Each season, they employ nearly 40 people for concerts and camping.
The town's file on Frost Ridge also contains an apparent notice from earlier this year of violations and an order to cease certain activities, listed by code number. It's signed by the town's code enforcment officer, Jeff Steinbrenner.
David Roach, attorney for Frost Ridge, responded March 17 and stated the notice was dubious in meaning, sweeping in scope, constituted discrimintory enforcment because only Frost Ridge is targeted and runs counter to findings in 1989 and 2013 by the town Zoning Board of Appeals that the campground was operating legally as a preexisting, nonconforming use.
Roach accuses the town of merely perpetuating a political agenda driven by the Cleeres.
"We are aware that one married couple, David and Marny Cleere, just last year expressed their displeasure for the first time with the ongoing 50-plus year tradition of live music at Frost Ridge," Roach wrote.
He continues, "they in fact demand the town 'abate the violations of the Town Code,' in what seems like a frontal assault on Frost Ridge's very existance.
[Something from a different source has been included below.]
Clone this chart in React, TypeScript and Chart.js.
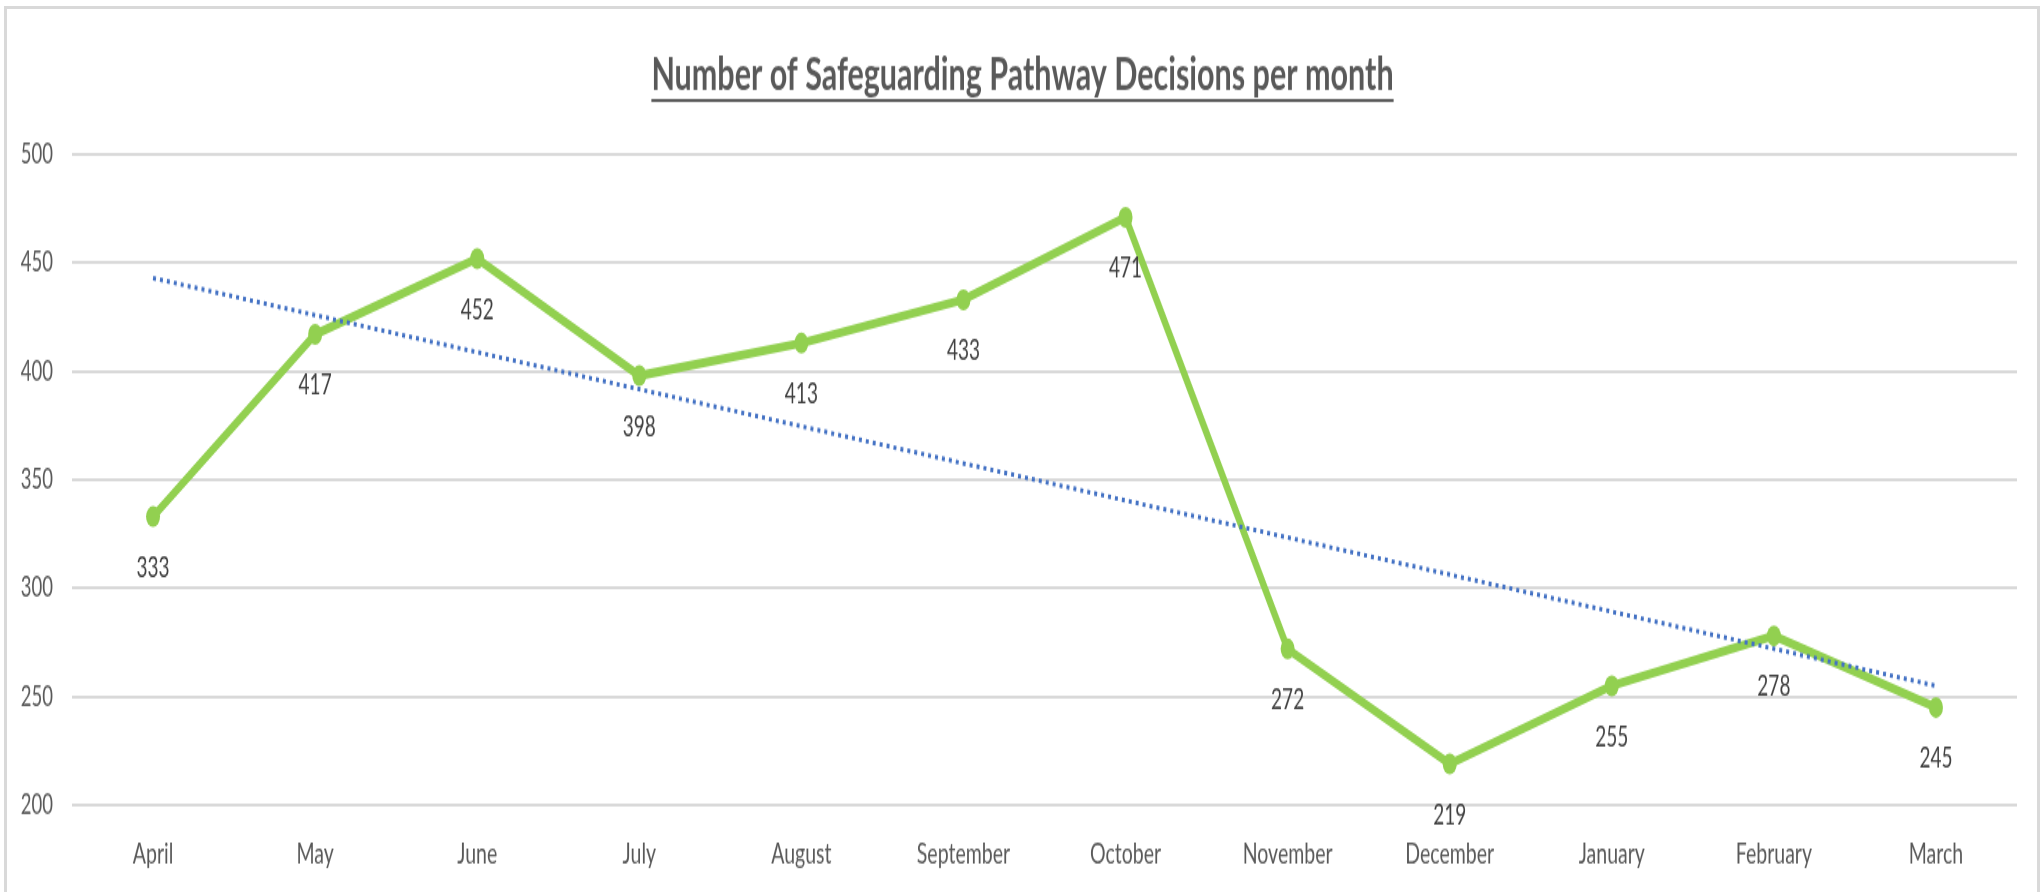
import React, { useEffect, useRef } from "react";
import { Chart, registerables } from "chart.js";

Chart.register(...registerables);

// ---- data ----
const months = ["April", "May", "June", "July", "August", "September", "October", "November", "December", "January", "February", "March"];
const decisions = [333, 417, 452, 398, 413, 433, 471, 272, 219, 255, 278, 245];
const trendMonths = ["April", "March"];
const trendValues = [443, 255];
const yTicks = [200, 250, 300, 350, 400, 450, 500];
const chartTitle = "Number of Safeguarding Pathway Decisions per month";

// ---- page geometry ----
const PAGE_W = 2043;
const PAGE_H = 892;
const CANVAS_H = 595;
const STRETCH = PAGE_H / CANVAS_H;
const FONT = "Lato, 'Open Sans', sans-serif";

const titlePlugin = {
  id: "underlinedTitle",
  afterDraw(chart: any) {
    const ctx = chart.ctx;
    ctx.save();
    ctx.font = `bold 30.5px ${FONT}`;
    ctx.fillStyle = "#595959";
    ctx.textAlign = "center";
    ctx.textBaseline = "alphabetic";
    const cx = chart.width / 2 + 1;
    const baseY = 60;
    ctx.fillText(chartTitle, cx, baseY);
    const w = ctx.measureText(chartTitle).width;
    ctx.fillRect(cx - w / 2, 66, w, 2);
    ctx.restore();
  },
};

const dataLabelPlugin = {
  id: "pointLabels",
  afterDatasetsDraw(chart: any) {
    const ctx = chart.ctx;
    const meta = chart.getDatasetMeta(0);
    ctx.save();
    ctx.font = `19px ${FONT}`;
    ctx.fillStyle = "#404040";
    ctx.textAlign = "center";
    ctx.textBaseline = "middle";
    meta.data.forEach((pt: any, i: number) => {
      ctx.fillText(String(decisions[i]), pt.x, pt.y + 34);
    });
    ctx.restore();
  },
};

export default function App() {
  const canvasRef = useRef<HTMLCanvasElement | null>(null);

  useEffect(() => {
    if (!canvasRef.current) return;
    const chart = new Chart(canvasRef.current, {
      type: "line",
      data: {
        labels: months,
        datasets: [
          {
            label: "Decisions",
            data: decisions,
            borderColor: "#92D050",
            backgroundColor: "#92D050",
            borderWidth: 6,
            pointRadius: 7,
            pointBackgroundColor: "#92D050",
            pointBorderColor: "#92D050",
            pointBorderWidth: 0,
            tension: 0,
            order: 1,
          },
          {
            label: "Trend",
            data: trendMonths.map((m, i) => ({ x: m, y: trendValues[i] })) as any,
            borderColor: "#4472C4",
            borderWidth: 3,
            borderDash: [3, 4],
            pointRadius: 0,
            tension: 0,
            order: 0,
          },
        ],
      },
      options: {
        responsive: false,
        animation: false,
        devicePixelRatio: 1,
        font: { family: FONT },
        layout: { padding: { left: 0, right: 26, top: 103, bottom: 15 } },
        plugins: {
          legend: { display: false },
          title: { display: false },
          tooltip: { enabled: false },
        },
        scales: {
          x: {
            offset: true,
            grid: { display: false, drawTicks: false },
            border: { display: false },
            afterFit: (scale: any) => {
              scale.height = 43;
            },
            ticks: {
              padding: 21,
              color: "#595959",
              font: { size: 19.5, family: FONT },
              maxRotation: 0,
              autoSkip: false,
            },
          },
          y: {
            min: 200,
            max: 500,
            afterBuildTicks: (scale: any) => {
              scale.ticks = yTicks.map((v) => ({ value: v }));
            },
            afterFit: (scale: any) => {
              scale.width = 72;
            },
            grid: { color: "#d9d9d9", lineWidth: 2, drawTicks: false },
            border: { display: false },
            ticks: {
              padding: 19,
              color: "#595959",
              font: { size: 18.5, family: FONT },
            },
          },
        },
      },
      plugins: [titlePlugin, dataLabelPlugin],
    });
    return () => chart.destroy();
  }, []);

  return (
    <div
      style={{
        position: "absolute",
        left: 0,
        top: 0,
        width: PAGE_W,
        height: PAGE_H,
        background: "#ffffff",
        overflow: "hidden",
      }}
    >
      <canvas
        ref={canvasRef}
        width={PAGE_W}
        height={CANVAS_H}
        style={{
          position: "absolute",
          left: 0,
          top: 0,
          transform: `scaleY(${STRETCH})`,
          transformOrigin: "0 0",
        }}
      />
      <div
        style={{
          position: "absolute",
          left: 4,
          top: 6,
          width: 2036,
          height: 920,
          boxSizing: "border-box",
          borderLeft: "3px solid #d9d9d9",
          borderTop: "3px solid #d9d9d9",
          borderRight: "3px solid #d9d9d9",
          pointerEvents: "none",
        }}
      />
    </div>
  );
}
If not entirely arbitrary and capricious, the town's intended action against Frost Ridge may be construed as furthering the Cleere's personal agenda, which has absolutely no legitimate bearing on Frost Ridge's compliance with the Zoning Code."
The suit also alledges that the campground's current use and configuration constitutes a serious fire hazard to the surrounding area, campground guests and the campground's owners.
The town's file on Frost Ridge contains a Jan. 9 letter from the Le Roy Fire Department finding five minor possible fire safety violations, including problems with signage, no site map and no letter in the department's file on how many permanent residents there are at the campground.
The campground sits on two parcels of a combined 31 acres with an assessed value approaching $130,000.
Marty Stuart performing at Frost Ridge, Sept. 2011.
Alexander native Krista Marie peforming at Frost Ridge, August 2013.
Blackjack Billy performing at Frost Ridge, June 2013.
Phil Vassar performing at Frost Ridge, July 28. During his performance, Vassar praised Frost Ridge. He praised the setting. He praised the hospitality. He praised the acoustics of the venue. "This is a special place," Vassar told the crowd after his fourth song. "We play a lot of places around the country and there's no place else like this."